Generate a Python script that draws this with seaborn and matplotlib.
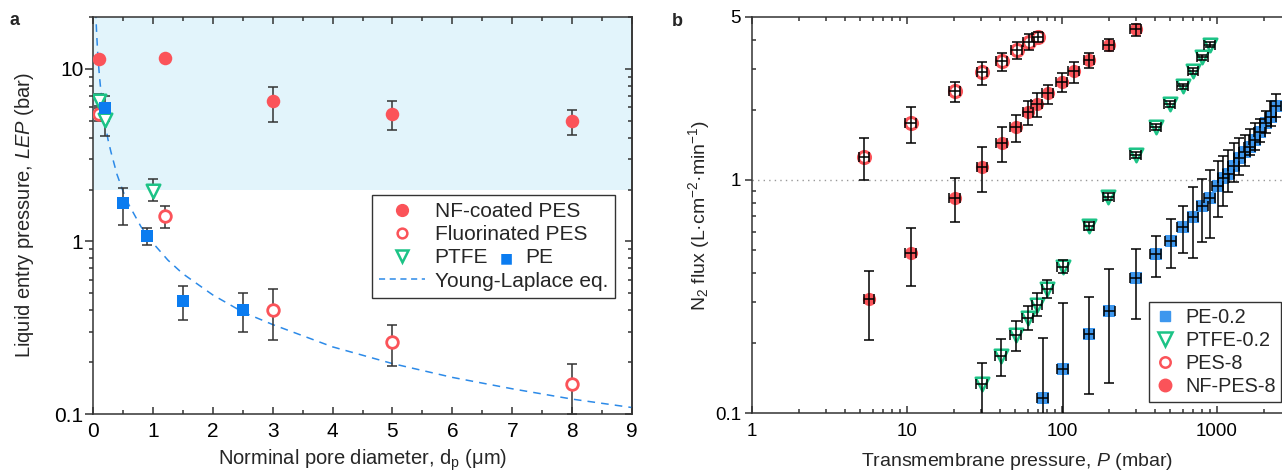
import numpy as np
import pandas as pd
import matplotlib
matplotlib.use("Agg")
import matplotlib.pyplot as plt
import seaborn as sns
from matplotlib.lines import Line2D
from matplotlib.ticker import LogLocator, NullFormatter, FixedLocator, FixedFormatter, MultipleLocator

# ---------------- panel a : LEP vs pore diameter ----------------
nf_d = [0.1, 1.2, 3.0, 5.0, 8.0]
nf_lep = [11.4, 11.5, 6.5, 5.5, 5.0]
nf_lo = [11.4, 11.5, 4.95, 4.4, 4.15]
nf_hi = [11.4, 11.5, 7.9, 6.5, 5.8]

fl_d = [0.1, 1.2, 3.0, 5.0, 8.0]
fl_lep = [5.5, 1.4, 0.40, 0.26, 0.15]
fl_lo = [5.0, 1.2, 0.27, 0.19, 0.10]
fl_hi = [6.1, 1.6, 0.53, 0.33, 0.195]

ptfe_d = [0.1, 0.2, 1.0]
ptfe_lep = [6.5, 5.05, 1.97]
ptfe_lo = [5.9, 4.06, 1.71]
ptfe_hi = [7.2, 5.9, 2.3]

pe_d = [0.2, 0.5, 0.9, 1.5, 2.5]
pe_lep = [5.95, 1.66, 1.07, 0.45, 0.40]
pe_lo = [5.0, 1.25, 0.96, 0.35, 0.30]
pe_hi = [7.0, 2.05, 1.19, 0.55, 0.50]

# Young-Laplace curve
yl_d = [0.045, 0.05, 0.06, 0.07, 0.08, 0.1, 0.12, 0.15, 0.2, 0.25, 0.3, 0.4, 0.5, 0.6,
        0.8, 1.0, 1.25, 1.5, 2.0, 2.5, 3.0, 4.0, 5.0, 6.0, 7.0, 8.0, 9.0]
yl_lep = [21.8, 19.6, 16.3, 14.0, 12.2, 9.8, 8.2, 6.5, 4.9, 3.9, 3.3, 2.45, 1.96, 1.63,
          1.22, 0.98, 0.78, 0.65, 0.49, 0.39, 0.33, 0.245, 0.196, 0.163, 0.14, 0.122, 0.109]

# ---------------- panel b : N2 flux vs pressure ----------------
pes_p = [5.3, 10.6, 20.4, 30.6, 41, 51, 61, 70]
pes_f = [1.25, 1.75, 2.41, 2.89, 3.24, 3.61, 3.92, 4.12]
pes_lo = [1.0, 1.44, 2.15, 2.56, 2.94, 3.3, 3.61, 3.92]
pes_hi = [1.51, 2.05, 2.64, 3.19, 3.52, 3.9, 4.22, 4.33]

nfp_p = [5.7, 10.6, 20.4, 30.6, 41, 50.4, 60.6, 68.5, 80.8, 99.6, 119.6, 150, 201, 299]
nfp_f = [0.308, 0.488, 0.84, 1.14, 1.44, 1.68, 1.96, 2.11, 2.36, 2.64, 2.92, 3.27, 3.8, 4.43]
nfp_lo = [0.206, 0.35, 0.66, 0.89, 1.19, 1.46, 1.72, 1.87, 2.11, 2.39, 2.61, 3.01, 3.59, 4.14]
nfp_hi = [0.408, 0.624, 1.02, 1.39, 1.68, 1.9, 2.19, 2.36, 2.56, 2.87, 3.2, 3.52, 4.02, 4.67]

ptb_p = [30.3, 40.2, 50.5, 60.1, 69.3, 80.4, 101, 150, 199, 299, 402, 497, 601, 703, 804, 901]
ptb_f = [0.133, 0.176, 0.216, 0.255, 0.291, 0.34, 0.425, 0.635, 0.848, 1.28, 1.68, 2.12,
         2.52, 2.94, 3.36, 3.8]
ptb_lo = [0.09, 0.144, 0.185, 0.227, 0.26, 0.31, 0.398, 0.61, 0.82, 1.24, 1.63, 2.06,
          2.45, 2.86, 3.27, 3.70]
ptb_hi = [0.164, 0.208, 0.248, 0.288, 0.327, 0.372, 0.454, 0.66, 0.88, 1.32, 1.73, 2.18,
          2.59, 3.02, 3.45, 3.90]

peb_p = [75, 101, 150, 202, 300, 404, 505, 601, 703, 804, 901, 1010, 1100, 1183, 1288,
         1393, 1517, 1633, 1759, 1893, 2071, 2220, 2402]
peb_f = [0.116, 0.154, 0.218, 0.275, 0.381, 0.481, 0.547, 0.63, 0.696, 0.776, 0.834, 0.943,
         1.017, 1.06, 1.15, 1.24, 1.32, 1.39, 1.48, 1.61, 1.75, 1.86, 2.08]
peb_lo = [0.05, 0.05, 0.121, 0.134, 0.252, 0.382, 0.418, 0.488, 0.461, 0.544, 0.565, 0.696,
          0.77, 0.89, 0.98, 1.05, 1.15, 1.28, 1.35, 1.46, 1.59, 1.7, 1.87]
peb_hi = [0.209, 0.297, 0.313, 0.415, 0.505, 0.575, 0.678, 0.773, 0.93, 1.01, 1.1, 1.2,
          1.27, 1.35, 1.44, 1.51, 1.56, 1.65, 1.75, 1.82, 1.98, 2.17, 2.34]

p_rel_err = 0.08   # relative pressure uncertainty (horizontal bars)

RED = '#fb5359'
BLUE_A = '#0b7cf0'
BLUE_B = '#3d97ee'
GREEN = '#1cc386'
SHADE = '#e2f4fb'
DASH = '#2c8ae8'

sns.set_theme(style='ticks')
plt.rcParams['font.family'] = ['Liberation Sans', 'DejaVu Sans']
plt.rcParams['mathtext.fontset'] = 'custom'
plt.rcParams['mathtext.rm'] = 'Liberation Sans'
plt.rcParams['mathtext.it'] = 'Liberation Sans:italic'
plt.rcParams['mathtext.bf'] = 'Liberation Sans:bold'
plt.rcParams['axes.linewidth'] = 1.1
plt.rcParams['axes.edgecolor'] = '#333333'
plt.rcParams['xtick.color'] = '#333333'
plt.rcParams['ytick.color'] = '#333333'
plt.rcParams['xtick.labelcolor'] = 'black'
plt.rcParams['ytick.labelcolor'] = 'black'


def draw(ax, x, y, lo, hi, marker, face, edge, size, ew, ecolor, err_on_top, xerr=None):
    df = pd.DataFrame({'x': x, 'y': y})
    sns.scatterplot(data=df, x='x', y='y', marker=marker, s=size, color=face,
                    edgecolor=edge, linewidth=ew, ax=ax, zorder=2 if err_on_top else 4,
                    clip_on=True)
    y = np.array(y)
    yerr = [y - np.array(lo), np.array(hi) - y]
    ax.errorbar(x, y, yerr=yerr, xerr=xerr, fmt='none', ecolor=ecolor, elinewidth=1.1,
                capsize=3.5, capthick=1.1, zorder=3)


fig = plt.figure(figsize=(12.82, 4.72), dpi=100)
ax_a = fig.add_axes([93 / 1282, 1 - 414 / 472, 539 / 1282, 397 / 472])
ax_b = fig.add_axes([752 / 1282, 1 - 413 / 472, 530 / 1282, 396 / 472])

# ---- panel a ----
ax_a.set_yscale('log')
ax_a.axhspan(2, 20, color=SHADE, zorder=0, lw=0)
ax_a.plot(yl_d, yl_lep, color=DASH, lw=1.1, dashes=(5, 4), zorder=1)
draw(ax_a, nf_d, nf_lep, nf_lo, nf_hi, 'o', RED, RED, 95, 0, '#333333', False)
draw(ax_a, fl_d, fl_lep, fl_lo, fl_hi, 'o', 'white', RED, 70, 2.0, '#333333', False)
draw(ax_a, ptfe_d, ptfe_lep, ptfe_lo, ptfe_hi, 'v', 'white', GREEN, 95, 1.8, '#333333', False)
draw(ax_a, pe_d, pe_lep, pe_lo, pe_hi, 's', BLUE_A, BLUE_A, 75, 0, '#333333', False)

ax_a.set_xlim(0, 9)
ax_a.set_ylim(0.1, 20)
ax_a.xaxis.set_major_locator(MultipleLocator(1))
ax_a.xaxis.set_minor_locator(MultipleLocator(0.5))
ax_a.yaxis.set_major_locator(FixedLocator([0.1, 1, 10]))
ax_a.yaxis.set_major_formatter(FixedFormatter(['0.1', '1', '10']))
ax_a.yaxis.set_minor_locator(LogLocator(base=10, subs=np.arange(2, 10)))
ax_a.yaxis.set_minor_formatter(NullFormatter())
ax_a.tick_params(axis='x', which='both', direction='in', top=True, labelsize=15, pad=6)
ax_a.tick_params(axis='x', which='major', length=5, width=1.1)
ax_a.tick_params(axis='x', which='minor', length=3, width=1.1)
ax_a.tick_params(axis='y', which='both', direction='out', labelsize=15, pad=1)
ax_a.tick_params(axis='y', which='major', length=6, width=1.1)
ax_a.tick_params(axis='y', which='minor', length=3, width=1.1)
sec = ax_a.secondary_yaxis('right')
sec.yaxis.set_major_locator(FixedLocator([0.1, 1, 10]))
sec.yaxis.set_minor_locator(LogLocator(base=10, subs=np.arange(2, 10)))
sec.tick_params(which='both', direction='in', labelright=False, width=1.1)
sec.tick_params(which='major', length=5)
sec.tick_params(which='minor', length=3)
sec.yaxis.set_minor_formatter(NullFormatter())

ax_a.set_xlabel('Norminal pore diameter, d$_{\\rm p}$ (\u03bcm)', fontsize=14.5)
ax_a.set_ylabel('Liquid entry pressure, $\\mathit{LEP}$ (bar)', fontsize=14.5)
ax_a.xaxis.set_label_coords(0.5, -0.085)
ax_a.yaxis.set_label_coords(-0.105, 0.5)

h_nf = Line2D([], [], ls='none', marker='o', ms=8.5, mfc=RED, mec=RED)
h_fl = Line2D([], [], ls='none', marker='o', ms=7, mfc='white', mec=RED, mew=1.8)
h_pt = Line2D([], [], ls='none', marker='v', ms=9, mfc='white', mec=GREEN, mew=1.8)
h_yl = Line2D([], [], color=DASH, lw=1.1, dashes=(4, 3))
leg_a = ax_a.legend([h_nf, h_fl, h_pt, h_yl],
                    ['NF-coated PES', 'Fluorinated PES', 'PTFE', 'Young-Laplace eq.'],
                    loc='upper left', bbox_to_anchor=(0.518, 0.552), borderaxespad=0,
                    fontsize=15, frameon=True, fancybox=False, framealpha=1,
                    edgecolor='#333333', handlelength=2.2, handletextpad=0.45,
                    labelspacing=0.2, borderpad=0.35)
leg_a.get_frame().set_linewidth(1.0)
ptfe_txt = leg_a.get_texts()[2]
sq = ax_a.annotate('\u25a0', xy=(1, 0.5), xycoords=ptfe_txt, xytext=(8, 0),
                   textcoords='offset points', va='center', ha='left', color=BLUE_A,
                   fontsize=10, family='DejaVu Sans', zorder=10, annotation_clip=False)
ax_a.annotate('PE', xy=(1, 0.5), xycoords=sq, xytext=(9, 0), textcoords='offset points',
              va='center', ha='left', fontsize=15, zorder=10, annotation_clip=False)

# ---- panel b ----
ax_b.set_xscale('log')
ax_b.set_yscale('log')
ax_b.axhline(1, color='#999999', lw=1.0, ls=(0, (1, 3)), zorder=1)
draw(ax_b, peb_p, peb_f, peb_lo, peb_hi, 's', BLUE_B, BLUE_B, 70, 0, 'black', True,
     xerr=np.array(peb_p) * p_rel_err)
draw(ax_b, ptb_p, ptb_f, ptb_lo, ptb_hi, 'v', 'white', GREEN, 95, 1.8, 'black', True,
     xerr=np.array(ptb_p) * p_rel_err)
draw(ax_b, pes_p, pes_f, pes_lo, pes_hi, 'o', 'white', RED, 75, 2.2, 'black', True,
     xerr=np.array(pes_p) * p_rel_err)
draw(ax_b, nfp_p, nfp_f, nfp_lo, nfp_hi, 'o', RED, RED, 90, 0, 'black', True,
     xerr=np.array(nfp_p) * p_rel_err)

ax_b.set_xlim(1, 2626)
ax_b.set_ylim(0.1, 5)
ax_b.xaxis.set_major_locator(FixedLocator([1, 10, 100, 1000]))
ax_b.xaxis.set_major_formatter(FixedFormatter(['1', '10', '100', '1000']))
ax_b.xaxis.set_minor_locator(LogLocator(base=10, subs=np.arange(2, 10)))
ax_b.xaxis.set_minor_formatter(NullFormatter())
ax_b.yaxis.set_major_locator(FixedLocator([0.1, 1, 5]))
ax_b.yaxis.set_major_formatter(FixedFormatter(['0.1', '1', '5']))
ax_b.yaxis.set_minor_locator(LogLocator(base=10, subs=np.arange(2, 10)))
ax_b.yaxis.set_minor_formatter(NullFormatter())
ax_b.tick_params(axis='x', which='both', direction='in', top=True, labelsize=13.5, pad=7,
                 width=1.1)
ax_b.tick_params(axis='x', which='major', length=5)
ax_b.tick_params(axis='x', which='minor', length=3)
ax_b.tick_params(axis='y', which='major', direction='out', length=5, width=1.1,
                 labelsize=13.5, pad=3)
ax_b.tick_params(axis='y', which='minor', direction='in', length=3, width=1.1)
ax_b.spines['right'].set_visible(False)

ax_b.set_xlabel('Transmembrane pressure, $\\mathit{P}$ (mbar)', fontsize=14)
ax_b.set_ylabel('N$_2$ flux (L\u00b7cm$^{-2}$\u00b7min$^{-1}$)', fontsize=14)
ax_b.xaxis.set_label_coords(0.5, -0.095)
ax_b.yaxis.set_label_coords(-0.076, 0.5)

hb_pe = Line2D([], [], ls='none', marker='s', ms=7, mfc=BLUE_B, mec=BLUE_B)
hb_pt = Line2D([], [], ls='none', marker='v', ms=9.5, mfc='white', mec=GREEN, mew=1.8)
hb_pes = Line2D([], [], ls='none', marker='o', ms=7.5, mfc='white', mec=RED, mew=1.8)
hb_nf = Line2D([], [], ls='none', marker='o', ms=9, mfc=RED, mec=RED)
leg_b = ax_b.legend([hb_pe, hb_pt, hb_pes, hb_nf], ['PE-0.2', 'PTFE-0.2', 'PES-8', 'NF-PES-8'],
                    loc='lower right', bbox_to_anchor=(0.999, 0.028), borderaxespad=0,
                    fontsize=14.3, frameon=True, fancybox=False, framealpha=1,
                    edgecolor='#333333', handlelength=1.0, handletextpad=0.5,
                    labelspacing=0.2, borderpad=0.3)
leg_b.get_frame().set_linewidth(1.0)

fig.text(10 / 1282, 1 - 25 / 472, 'a', fontsize=13, fontweight='bold', va='baseline')
fig.text(672 / 1282, 1 - 26 / 472, 'b', fontsize=13, fontweight='bold', va='baseline')

fig.savefig('out.png', dpi=100)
##############################
What this task involves — Make an exact copy of the lines from the top of the material through the line with "fl_hi = [6.1, 1.6, 0.53, 0.33, 0.195]", pictures excluded.

Expected output —
Generate a Python script that draws this with seaborn and matplotlib.
import numpy as np
import pandas as pd
import matplotlib
matplotlib.use("Agg")
import matplotlib.pyplot as plt
import seaborn as sns
from matplotlib.lines import Line2D
from matplotlib.ticker import LogLocator, NullFormatter, FixedLocator, FixedFormatter, MultipleLocator

# ---------------- panel a : LEP vs pore diameter ----------------
nf_d = [0.1, 1.2, 3.0, 5.0, 8.0]
nf_lep = [11.4, 11.5, 6.5, 5.5, 5.0]
nf_lo = [11.4, 11.5, 4.95, 4.4, 4.15]
nf_hi = [11.4, 11.5, 7.9, 6.5, 5.8]

fl_d = [0.1, 1.2, 3.0, 5.0, 8.0]
fl_lep = [5.5, 1.4, 0.40, 0.26, 0.15]
fl_lo = [5.0, 1.2, 0.27, 0.19, 0.10]
fl_hi = [6.1, 1.6, 0.53, 0.33, 0.195]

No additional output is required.